Devido à desigualdade na distribuição racial por cargos no Brasil – quanto mais alto, menor a presença de pessoas negras -, o IEER leva em consideração a ocupação e a distribuição de renda entre brancos e negros, além de ter como referencial a porcentagem da população economicamente ativa no respectivo estado de origem da empresa.

Michael França, pesquisador do Insper e um dos econometristas integrantes do Pacto de Promoção da Equidade Racial. Crédito: Divulgação.

“Uma vez que você amplia a transparência informacional, as empresas conseguirão enxergar o quão próximas ou distantes estão do equilíbrio racial em comparação aos concorrentes. Você muda as regras do jogo”, analisa Michael França, pesquisador do Insper e um dos econometristas integrantes do Pacto. Ele conta que mais de 30 empresas já estão em processo de adesão à iniciativa.

 

 

 

Racismo versus cancelamento
Para Michael, a motivação das grandes corporações para sair do status quo e começar a driblar o racismo estrutural vem, em partes, de reivindicações de movimentos sociais. Mas o pesquisador relembra casos de empresas como o do banco digital Nubank: a cofundadora Cristina Junqueira se queixou em uma entrevista sobre, supostamente, ser muito difícil contratar pessoas negras, porque não poderia “nivelar por baixo”. O caso gerou diversas críticas on-line, ameaças de boicote e uma crise de imagem – e de bolsos – para a empresa, que agora já declarou ter investido mais de R$20 milhões em ações de diversidade.

“Se você é uma empresa crescendo em um cenário racial efervescente, independentemente de aderir ou não aos pilares ESG, você pode estar em perigo.

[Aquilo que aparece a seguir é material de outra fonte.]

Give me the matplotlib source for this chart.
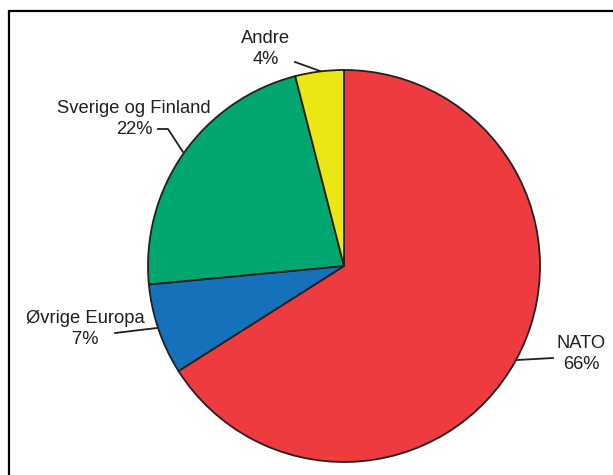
import matplotlib.pyplot as plt
from matplotlib.patches import Rectangle

# data
labels = ["NATO", "Øvrige Europa", "Sverige og Finland", "Andre"]
values = [66, 7.5, 22.5, 4]
pct_text = ["66%", "7%", "22%", "4%"]
colors = ["#EE3B3F", "#1571BA", "#00A66F", "#EDE615"]

plt.rcParams['font.family'] = ['Liberation Sans', 'DejaVu Sans']

fig = plt.figure(figsize=(6.13, 4.75), dpi=100)
ax = fig.add_axes([0, 0, 1, 1])

H = 475
cx, cy, r = 344, H - 266, 196
ax.pie(values, colors=colors, startangle=90, counterclock=False,
       center=(cx, cy), radius=r, frame=True,
       wedgeprops=dict(edgecolor='#231F20', linewidth=1.3))
ax.set_xlim(0, 613)
ax.set_ylim(0, 475)
ax.set_aspect('equal')
ax.axis('off')

# frame (clipped at right and bottom)
ax.add_patch(Rectangle((8.5, -20), 700, H - 10.5 + 20, fill=False,
                       edgecolor='black', linewidth=1.6, clip_on=True))

# labels with leader lines (pixel coords, y from top)
lab_pos = [(581, 354), (85, 329), (134, 119), (266, 49)]
leaders = [
    [(553, 358), (517, 360)],
    [(115, 333), (157, 328)],
    [(158, 129), (168, 129), (183, 152)],
    [(295, 62), (320, 71)],
]
for name, p, (x, y), pts in zip(labels, pct_text, lab_pos, leaders):
    ax.text(x, H - y, name + "\n" + p, ha='center', va='center',
            fontsize=13.2, color='#231F20', linespacing=1.32)
    ax.plot([q[0] for q in pts], [H - q[1] for q in pts],
            color='#231F20', linewidth=1.3)

fig.savefig("out.png", dpi=100)
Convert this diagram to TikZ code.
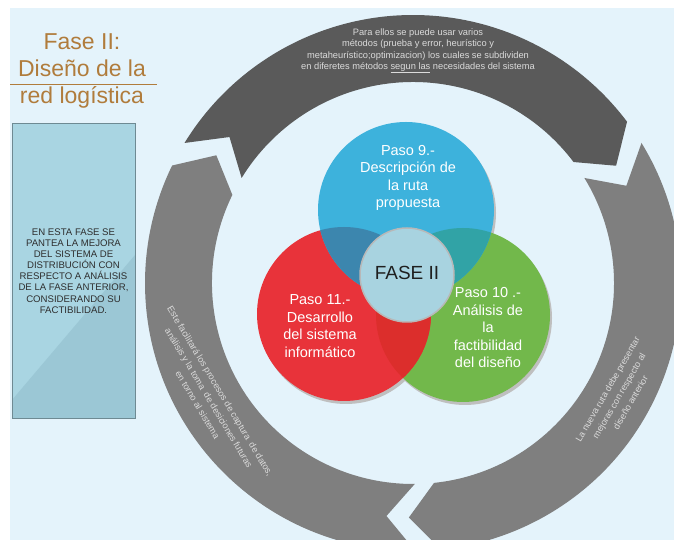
\documentclass[tikz,border=0pt]{standalone}
\usepackage{fontspec}
\setmainfont{Liberation Sans}

\definecolor{fondo}{HTML}{E4F3FB}
\definecolor{titulo}{HTML}{B07C3C}
\definecolor{caja}{HTML}{A9D5E2}
\definecolor{cajaosc}{HTML}{9BC7D5}
\definecolor{bandaosc}{HTML}{5A5A5A}
\definecolor{banda}{HTML}{7F7F7F}
\definecolor{azul}{HTML}{3DB2DC}
\definecolor{rojo}{HTML}{E8333A}
\definecolor{verde}{HTML}{72B84B}
\definecolor{azulrojo}{HTML}{3C86AE}
\definecolor{azulverde}{HTML}{31A3A6}
\definecolor{rojoverde}{HTML}{DC2E2C}
\definecolor{centro}{HTML}{A8D3E0}

% one arrow piece of the ring: colour, tail, notch, head, tip (angles)
\newcommand{\flecha}[5]{%
  \fill[#1] (#2:268) arc[start angle=#2, end angle=#4, radius=268]
    -- (#5:234.5) -- (#4:201) arc[start angle=#4, end angle=#2, radius=201]
    -- (#3:234.5) -- cycle;}

\tikzset{
  textobanda/.style={text=white!86!black, font=\fontsize{9.3}{11.3}\selectfont, align=center, inner sep=0pt},
  textogiro/.style={textobanda, font=\fontsize{9.1}{13.2}\selectfont},
  textopaso/.style={text=white, font=\fontsize{14.5}{17.5}\selectfont, align=center, inner sep=0pt},
  textotitulo/.style={text=titulo, font=\fontsize{23}{27}\selectfont, anchor=base, inner sep=0pt},
  sombra/.style={fill=black!25},
}

\begin{document}
\begin{tikzpicture}[x=1pt,y=1pt]
\useasboundingbox (0,0) rectangle (674,540);
\fill[white] (0,0) rectangle (674,540);
\fill[fondo] (10,0) rectangle (674,532);

% title
\node[textotitulo] (titulo1) at (82,490) {Fase II:};
\node[textotitulo] (titulo2) at (82,463) {Diseño de la};
\node[textotitulo] (titulo3) at (82,436) {red logística};
\draw[titulo, line width=0.8] (10,456) -- (157,456);

% box on the left
\fill[caja] (12,122) rectangle (135,417);
\fill[cajaosc] (12,140) -- (135,285) -- (135,122) -- (12,122) -- cycle;
\draw[black!35!caja, line width=0.6] (12,122) rectangle (135,417);
\node[text=black!82, font=\fontsize{9.6}{11.1}\selectfont, align=center, inner sep=0pt] (nota) at (73.5,269)
  {EN ESTA FASE SE\\PANTEA LA MEJORA\\DEL SISTEMA DE\\DISTRIBUCIÓN CON\\RESPECTO A ANÁLISIS\\DE LA FASE ANTERIOR,\\CONSIDERANDO SU\\FACTIBILIDAD.};

% ring of three arrows
\begin{scope}
\clip (10,0) rectangle (674,532);
\begin{scope}[shift={(413,257)}]
\flecha{bandaosc}{148.5}{141.5}{37}{30}
\flecha{banda}{31.5}{24.5}{-84}{-91}
\flecha{banda}{270.5}{263.5}{154}{147}
\end{scope}
\end{scope}

\node[textobanda] (textoarriba) at (418,489)
  {Para ellos se puede usar varios\\métodos (prueba y error, heurístico y\\metaheurístico;optimizacion) los cuales se subdividen\\en diferetes métodos \underline{segun las} necesidades del sistema};
\node[textogiro, rotate=-59] (textoizq) at (209,142)
  {Este facilitará los procesos de captura\ \ de datos,\\análisis y la toma\ \ de desiciones futuras\\en torno al sistema};
\node[textogiro, rotate=60] (textoder) at (619,144)
  {La nueva ruta debe presentar\\mejoras con respecto al\\diseño anterior};

% the three steps
\fill[sombra] (465,222) circle[radius=87];
\fill[sombra] (346,223) circle[radius=87];
\fill[sombra] (408,327) circle[radius=88];
\fill[verde] (463,225) circle[radius=87];
\fill[rojo] (344,226) circle[radius=87];
\begin{scope}
\clip (344,226) circle[radius=87];
\fill[rojoverde] (463,225) circle[radius=87];
\end{scope}
\fill[azul] (406,330) circle[radius=88];
\begin{scope}
\clip (406,330) circle[radius=88];
\fill[azulrojo] (344,226) circle[radius=87];
\fill[azulverde] (463,225) circle[radius=87];
\end{scope}
\filldraw[fill=centro, draw=black!28, line width=1.5] (407,265) circle[radius=47];

\node[textopaso] (paso9) at (408,362) {Paso 9.-\\Descripción de\\la ruta\\propuesta};
\node[textopaso] (paso11) at (320,214) {Paso 11.-\\Desarrollo\\del sistema\\informático};
\node[textopaso] (paso10) at (488,212) {Paso 10 .-\\Análisis de\\la\\factibilidad\\del diseño};
\node[text=black!88, font=\fontsize{19}{22}\selectfont, inner sep=0pt] (fase) at (407,267) {FASE II};
\end{tikzpicture}
\end{document}
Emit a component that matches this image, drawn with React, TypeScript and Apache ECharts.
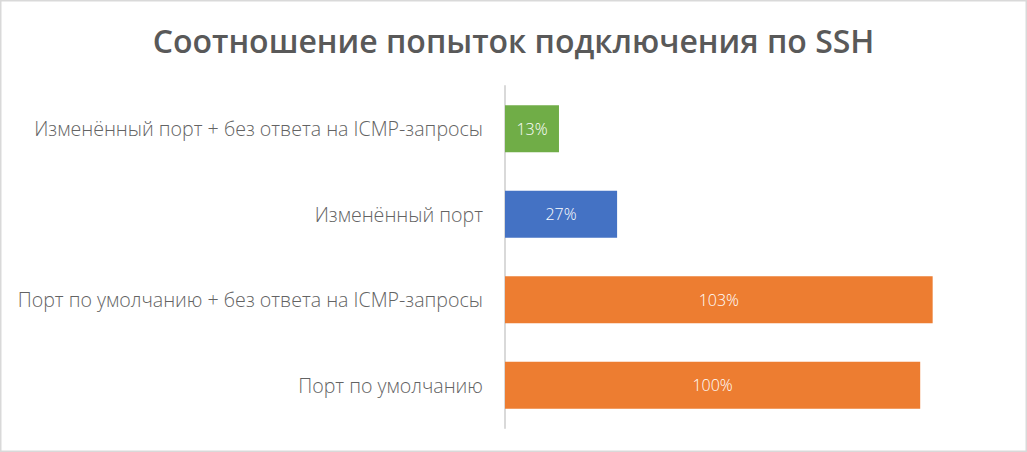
import React, { useEffect, useRef } from "react";
import * as echarts from "echarts";

const titleText = "Соотношение попыток подключения по SSH";
const categories = [
  "Порт по умолчанию",
  "Порт по умолчанию + без ответа на ICMP-запросы",
  "Изменённый порт",
  "Изменённый порт + без ответа на ICMP-запросы",
];
const values = [100, 103, 27, 13];
const barColors = ["#ED7D31", "#ED7D31", "#4472C4", "#70AD47"];

export default function App() {
  const ref = useRef<HTMLDivElement>(null);
  useEffect(() => {
    document.body.style.margin = "0";
    const chart = echarts.init(ref.current!, null, { renderer: "svg" });
    chart.setOption({
      animation: false,
      backgroundColor: "#FFFFFF",
      title: {
        text: titleText,
        left: "center",
        top: 19,
        padding: [5, 5, 5, 17],
        textStyle: {
          fontFamily: "Open Sans",
          fontWeight: 600,
          fontSize: 32,
          color: "#595959",
        },
      },
      graphic: [
        {
          type: "rect",
          shape: { x: 0.75, y: 0.75, width: 1025.5, height: 450.5 },
          style: { fill: "none", stroke: "#D9D9D9", lineWidth: 1.5 },
          silent: true,
        },
      ],
      grid: { left: 505, right: 25, top: 86, bottom: 24, containLabel: false },
      xAxis: {
        type: "value",
        min: 0,
        max: 119.7,
        show: false,
      },
      yAxis: {
        type: "category",
        data: categories,
        axisLine: { show: true, lineStyle: { color: "#D9D9D9", width: 2 } },
        axisTick: { show: false },
        axisLabel: {
          margin: 22,
          fontFamily: "Open Sans",
          fontWeight: 300,
          fontSize: 19.6,
          color: "#636363",
        },
      },
      series: [
        {
          type: "bar",
          barWidth: 47,
          data: values.map((v, i) => ({ value: v, itemStyle: { color: barColors[i] } })),
          label: {
            show: true,
            position: "inside",
            formatter: "{c}%",
            fontFamily: "Open Sans",
            fontWeight: 300,
            fontSize: 16,
            color: "#FFFFFF",
          },
        },
      ],
    });
    return () => chart.dispose();
  }, []);
  return <div ref={ref} style={{ width: 1027, height: 452 }} />;
}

As empresas querem fugir de episódios com conotação racial, pois podem ser canceladas”, observa o pesquisador. Nesses casos, o dinheiro investido em políticas internas de equidade pode sair mais barato do que reparar os danos.

Leia também – Racismo: o que vem depois da hashtag?

O próximo passo
De acordo com o levantamento do Instituto Ethos, é comum entre gestores justificar a ausência de negros entre as lideranças de empresas por falta de conhecimento, experiência ou qualificação para lidar com o cargo. No entanto, mais de 80% das empresas não possui medidas para incentivar e ampliar a presença de negros em todos os níveis hierárquicos.

Patrícia Gonçalves, escritora UX e colaboradora do movimento UX Para Minas Pretas. Crédito: Divulgação.

Para Patrícia Gonçalves, escritora UX (do inglês user experience) e colaboradora do movimento UX Para Minas Pretas, o compromisso de empresas que querem atingir o equilíbrio racial vai muito além de dar abertura para o ingresso de pessoas negras nas empresas. “Pode ser que uma corporação tenha muitos projetos de inclusão, mas não tenha ainda capacitado pessoas para que tenham condições de se manter ali. Não é justo, por exemplo, inseri-la na empresa se a cultura interna continua sendo racista, isolando a pessoa e a colocando em situações ruins”, conta.

Segundo ela, a receita é educar, inserir e fazer a manutenção por meio de oportunidades, como bolsas e descontos em cursos de aprimoramento profissional, além de garantir que pessoas negras se sintam confortáveis em um ambiente de trabalho saudável, respeitoso e inclusivo. Vale também traçar parcerias com comunidades que levantam pautas sociais, como a que Patrícia faz parte. O UX Para Minas Pretas tem como proposta promover a equidade de mulheres negras no mercado de tecnologia através de ações de formação, empoderamento e articulação em rede. A comunidade tem parcerias que viabilizam mais oportunidades para profissionais negras, como bolsas de estudo e reservas de vagas em empresas.

Entre cancelamentos e investimentos dos gigantes do mercado, resta o exercício diário da reflexão: “Faça um teste de pescoço. Na próxima vez que você estiver em um lugar público, levante a cabeça, olhe para os lados e conte quantas pessoas negras estão ao seu redor”, provoca. A escritora UX comemora o fato de que o time com quem trabalha é composto metade por negros, mas lamenta a quantidade de espaços em que ainda se sente sozinha.